M.M.: Darkness is present in many of your works, metaphorically we are witnessing a rebirth, both of storytelling and the video tool, to analyze all the ways of “feeling”. The “space around us”, whether it is a space of respect or a world of things, to quote Heidegger, is no longer just physical space. You have, in some way, also contributed to studies on perception.
L.S.: At the beginning of November, there was this conference in which we participated, including the speech by Vittorio Gallese who presented the theme of mirror neurons, then Pietro Montani focused on another very strong theme regarding imagination or rather, the distant relationship between artificial intelligence and human intelligence. The artificial one could be “versatile” while the human one is “plastic”. Its strength lies in the sense of being predisposed to making mistakes, to learning, to connecting. While the artificial one is also infallible when it comes to “reproducing behaviours” which in all appear to be neural systems that simulate human choices. The ease with which the human mind makes mistakes emerges.
They were two very intense days in which many elements were accepted and we are still trying to process all this data.

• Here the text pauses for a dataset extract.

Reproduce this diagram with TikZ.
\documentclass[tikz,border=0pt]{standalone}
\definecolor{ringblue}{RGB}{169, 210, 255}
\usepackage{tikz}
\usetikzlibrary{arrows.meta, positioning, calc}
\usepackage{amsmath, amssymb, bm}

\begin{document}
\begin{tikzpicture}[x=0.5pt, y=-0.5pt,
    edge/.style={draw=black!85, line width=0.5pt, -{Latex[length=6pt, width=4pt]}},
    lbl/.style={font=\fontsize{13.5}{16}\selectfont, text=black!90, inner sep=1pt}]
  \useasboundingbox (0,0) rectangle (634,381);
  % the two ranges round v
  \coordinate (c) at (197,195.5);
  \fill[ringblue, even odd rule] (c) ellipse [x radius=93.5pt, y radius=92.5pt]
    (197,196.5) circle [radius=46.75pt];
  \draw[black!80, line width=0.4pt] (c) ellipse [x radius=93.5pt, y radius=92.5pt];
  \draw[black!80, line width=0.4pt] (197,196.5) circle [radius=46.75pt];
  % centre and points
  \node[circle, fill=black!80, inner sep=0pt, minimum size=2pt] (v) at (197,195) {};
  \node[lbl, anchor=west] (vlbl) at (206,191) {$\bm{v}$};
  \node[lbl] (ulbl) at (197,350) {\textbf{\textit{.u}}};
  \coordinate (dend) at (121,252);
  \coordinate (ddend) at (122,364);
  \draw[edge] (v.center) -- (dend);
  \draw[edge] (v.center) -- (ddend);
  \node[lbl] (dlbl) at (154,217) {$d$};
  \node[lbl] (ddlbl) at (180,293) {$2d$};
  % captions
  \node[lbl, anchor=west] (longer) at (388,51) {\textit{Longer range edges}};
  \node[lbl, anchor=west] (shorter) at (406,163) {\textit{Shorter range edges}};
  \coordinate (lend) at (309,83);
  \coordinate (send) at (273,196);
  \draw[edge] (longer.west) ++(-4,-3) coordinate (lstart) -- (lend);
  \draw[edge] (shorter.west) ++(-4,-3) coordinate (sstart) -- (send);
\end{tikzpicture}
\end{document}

M.M.: If today you were to participate in the Venice Biennale again, what would you like to accomplish? Speaking of secret dreams, what would you like to see come true?

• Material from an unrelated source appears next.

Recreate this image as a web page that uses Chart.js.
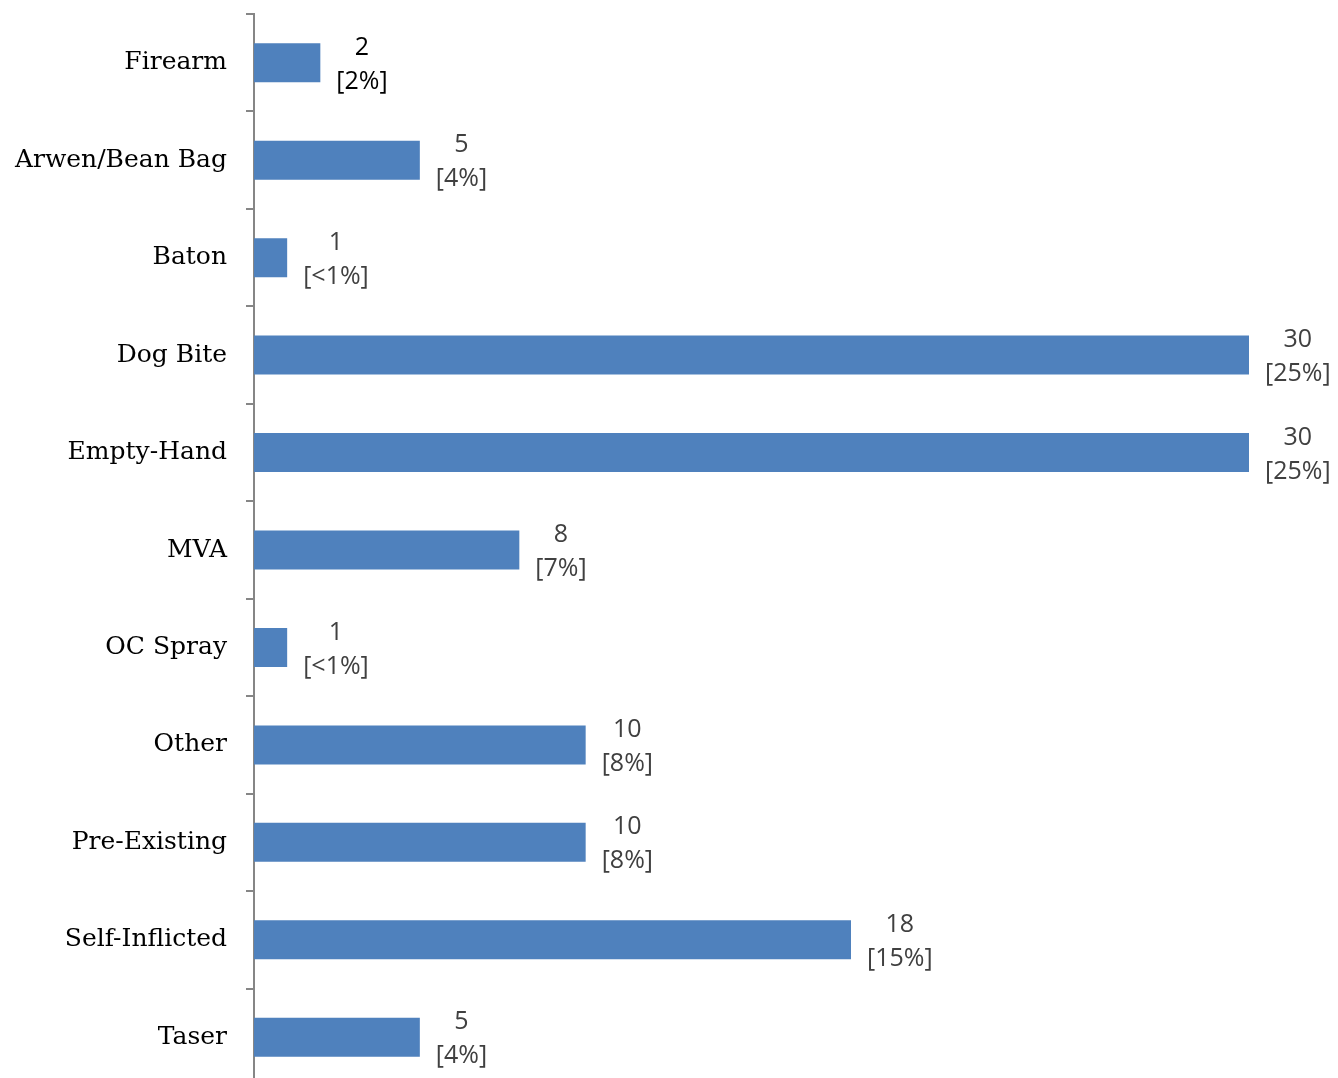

L.S.: There are different themes but now I don’t know if I’m anticipating, I think we’ve been wondering for a while what Studio Azzurro will be like in another 40 years. Well, Studio Azzurro is a single soul in many heads and here the heads do not always correspond exactly to the soul. It’s no coincidence, sorry, I’m making a small detour, after the exhibition at Palazzo Reale in Milan, we didn’t want everything to get stuck in a city recognition, but we immediately thought about what to do next, how to continue. We tried to understand what directions of work to take and two directions arose. One of Fabio’s interests is dedicated precisely to the “bearers of stories” and to the workshop from which what we have already talked about was born, namely in collaboration with Laboratory of the School of Design of the Polytechnic of Milan. With the “bearers of stories” both as a format and as a very strong political gesture, we wanted and want to give a voice to those who don’t have one. Among other things, “bearers of stories” have become, in addition to an installation, also a theatrical show and this format has been transmitted to other people, to schools, in other places, to ensure that the intangible assets, those cultural assets can be collected, saved, and displayed appropriately. Fabio is taking care of everything and for my part I’m taking an interest because I don’t know if it’s spontaneous or if someone has evoked this question but looking at how life is and the great technological development, I have to say very little spiritual development, particularly at this moment in which people still kill their peers, or starve them to death, when instead there would be many other possibilities… We ask ourselves whether the time has come also for the technological tools we have now, which are very strong, and very powerful for our relationship with the outside world, to start exploring an aspect of man, the internal one in relation to our planet and the many people with whom we can afford to come into contact.